= Graham Walne =

British theatre consultant

Graham Walne is a prolific British-born theatre consultant, lighting designer, author, and lecturer who has worked in Europe, the US and Australia, where he has lived since 1998.

==Early life==
Walne was born in Lancashire UK in 1947. His love of theatre was stimulated at an early age by attendances at Blackpool's ornate Victorian Tower Circus. He attended Accrington Grammar School where his aim to become a stage designer was indulged in his own scene workshop. During this time his large-scale models of the London Palladium Theatre came to the attention of the theatre management which encouraged him to attend the Royal Academy of Dramatic Art to be trained as a stage manager by Dorothy Tenham. He graduated in 1967.

== Career ==
The Palladium employed him as an electrician. Walne worked on major productions that were televised live on The London Palladium Show, a successor to Sunday Night At The London Palladium.
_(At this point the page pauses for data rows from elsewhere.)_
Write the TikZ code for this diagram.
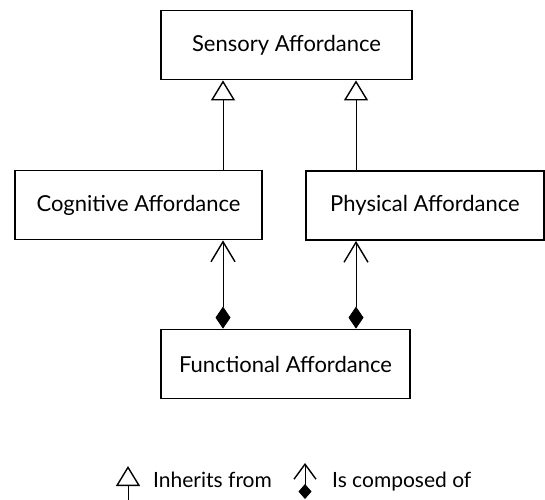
\documentclass[tikz,border=0pt]{standalone}
\usepackage{fontspec}
\setmainfont{Lato}
\usetikzlibrary{arrows.meta}

\tikzset{
  cls/.style={draw, line width=1.8pt, minimum height=69pt,
    inner sep=0pt, font=\fontsize{22}{26}\selectfont},
  inherit/.style={line width=0.8pt, -{Triangle[open, width=24pt, length=20pt, line width=1.4pt]}},
  compose/.style={line width=0.8pt,
    {Diamond[width=15pt, length=22pt]}-{Straight Barb[width=24pt, length=20pt, line width=1.4pt]}},
  keycmp/.style={line width=0.8pt,
    {Diamond[width=13pt, length=15pt]}-{Straight Barb[width=22pt, length=15pt, line width=1.4pt]}},
  keytxt/.style={anchor=base west, inner sep=0pt, font=\fontsize{21}{25}\selectfont}
}

\begin{document}
\begin{tikzpicture}[x=1pt, y=-1pt]
  \useasboundingbox (0,0) rectangle (545,499);

  % classes
  \node[cls, minimum width=251pt] (sens) at (286.5,45) {Sensory Affordance};
  \node[cls, minimum width=247pt] (cog) at (138.5,205) {Cognitive Affordance};
  \node[cls, minimum width=238pt] (phys) at (425,205.5) {Physical Affordance};
  \node[cls, minimum width=249pt] (func) at (285.5,364) {Functional Affordance};

  % where the connectors run
  \coordinate (lx) at (223,0);
  \coordinate (rx) at (356,0);

  \draw[inherit] (cog.north -| lx) -- (sens.south -| lx);
  \draw[inherit] (phys.north -| rx) -- (sens.south -| rx);
  \draw[compose] (func.north -| lx) -- (cog.south -| lx);
  \draw[compose] (func.north -| rx) -- (phys.south -| rx);

  % key
  \coordinate (k1a) at (128,500);
  \coordinate (k1b) at (128,466);
  \coordinate (k2a) at (305,499);
  \coordinate (k2b) at (305,463);
  \draw[inherit] (k1a) -- (k1b);
  \draw[keycmp] (k2a) -- (k2b);
  \node[keytxt] (kt1) at (153,487) {Inherits from};
  \node[keytxt] (kt2) at (332,487) {Is composed of};
\end{tikzpicture}
\end{document}
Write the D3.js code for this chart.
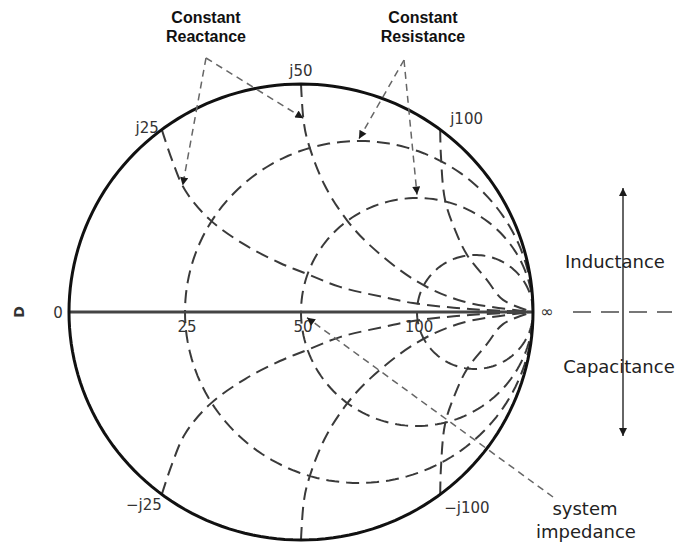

Walne was employed as Assistant Technical Supervisor by international lighting manufacturer Rank Strand (1970–1974), before becoming Sales Manager to Theatre Projects Services (1974). Walne had been undertaking free-lance work during these years as a lighting designer and he went fully freelance in 1975. He was the project leader, or a leading partner, in over 100 theatre consultancy projects of all types and scales, including 40 in Western Australia. Notable projects include:
- London, Shakespeare Globe (as associate to Michael Holden)
- London, Royal Academy of Music Theatre
- Crawley UK, Hawth Theatre
- Guernsey UK, Beau Sejour redevelopment

Western Australia:
- State Theatre Centre
- Perth Town Hall and Subiaco Arts Centre refurbishments
- Hale School and All Saints College new theatres
- Albany Entertainment Centre

He has designed the lighting for over 500 productions worldwide, notable work includes:
- 25 grand operas for the Opera Company of Boston USA
- 13 ballets in repertoire for the Bolshoi Ballet at London's Royal Albert Hall
- Cabaret at London's Dorchester Hotel Park Lane and the Café Royal Regent Street
- Premiere of ‘The Balcony’ opera, Bolshoi Theatre Moscow (then USSR)
- Numerous UK tours, pantomimes and London West End seasons
- Fringe productions at the Edinburgh Festival.
- 3 productions for the Perth International Arts Festival Western Australia
- 35 productions for three companies in Perth Western Australia since 1999
- Opening Gala State Theatre Centre of Western Australia.

== Publications ==
Walne wrote over 100 articles for theatre technical publications in the US, Europe and Australia along with multiple books:

- Oxford Companion to the Theatre, co-author, (first ever sound section) 1983
- Sound for Theatres, 1981
- Sound for the Theatre, 1990
- Safety in Live Performance (Training section) 1993
- Recent Safety Legislation (co-author) 1994
- Effects for the Theatre (editor and co-author) 1995
- Projection for the Performing Arts, 1995
- On Being A Lighting Designer, 2019

== Other achievements ==
In 1987 he co-founded and chaired for ten years the Arts and Entertainment Technical Training Initiative (AETTI), the first body in the UK to deliver National Vocational Qualifications (NVQs) for backstage personnel. The later AETTI restructured and delivered the first BTEC qualifications for stage technicians.

He has given masterclasses on lighting and sound in Europe, the US and Australia where he lectures at the Western Australian Academy of Performing Arts (WAAPA). Additionally he wrote and presented what was considered (1991) the first video on stage lighting. He was made a Fellow of the Gordon Reid Foundation (Western Australia) in 1997. In 1999 Walne brought together five other theatre consultants working in Western Australia and together they founded the Institute of Independent Arts Consultants (WA), he was appointed the institute's first chairman.

He is a member of the Association of Lighting Designers, and of the Association of British Theatre Technicians.